Huffman recalled to the Washington Post the first time he heard about the drugs.
A German blogger, had sent him a news article describing a new drug one man had smoked – it was called Spice.
He said: “I thought it was sort of hilarious at the time.
“Then I started hearing about some of the bad results, and I thought, ‘Hmm, I guess someone opened Pandora’s box.’ ”
Huffman’s compounds laid some of the first groundwork for a scourge of cheaply made, mass-produced synthetic drugs although the most recent examples are not copies of his work but a development of it.
Now 84, father-of-four Huffman lives in the Smoky Mountains of North Carolina, in America.
He leads a quiet life and does not welcome the notoriety his discoveries led to.
His phone numbers are listed under his wife’s name and strangers who call his laboratories at Clemson University are told he doesn’t return messages.

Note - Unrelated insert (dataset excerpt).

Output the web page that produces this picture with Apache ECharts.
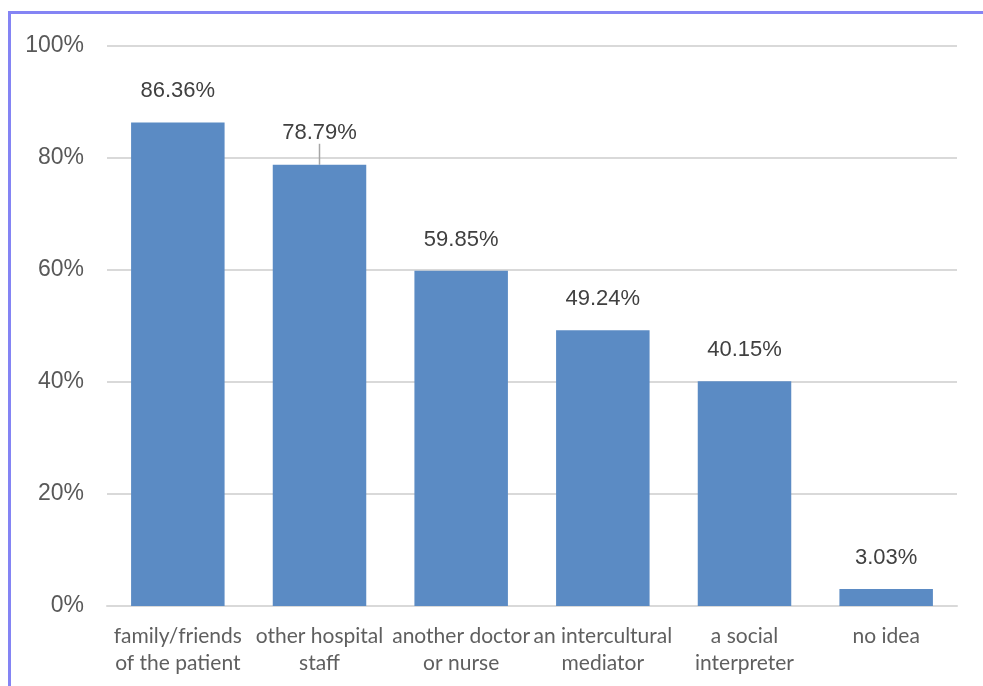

“I don’t want pest calls,” he said.
“I get a number of them that are nut calls.
“You know, ‘Why did you make the compound that murdered my son?’ and this sort of stuff.
“I’ve had e-mails like that.
“There’s a reason I’m so difficult to reach.”
Asked what the solution to the crisis could be he said: “What they should do now is the synthetic compounds should be made vigorously illegal and marijuana should be legalised.”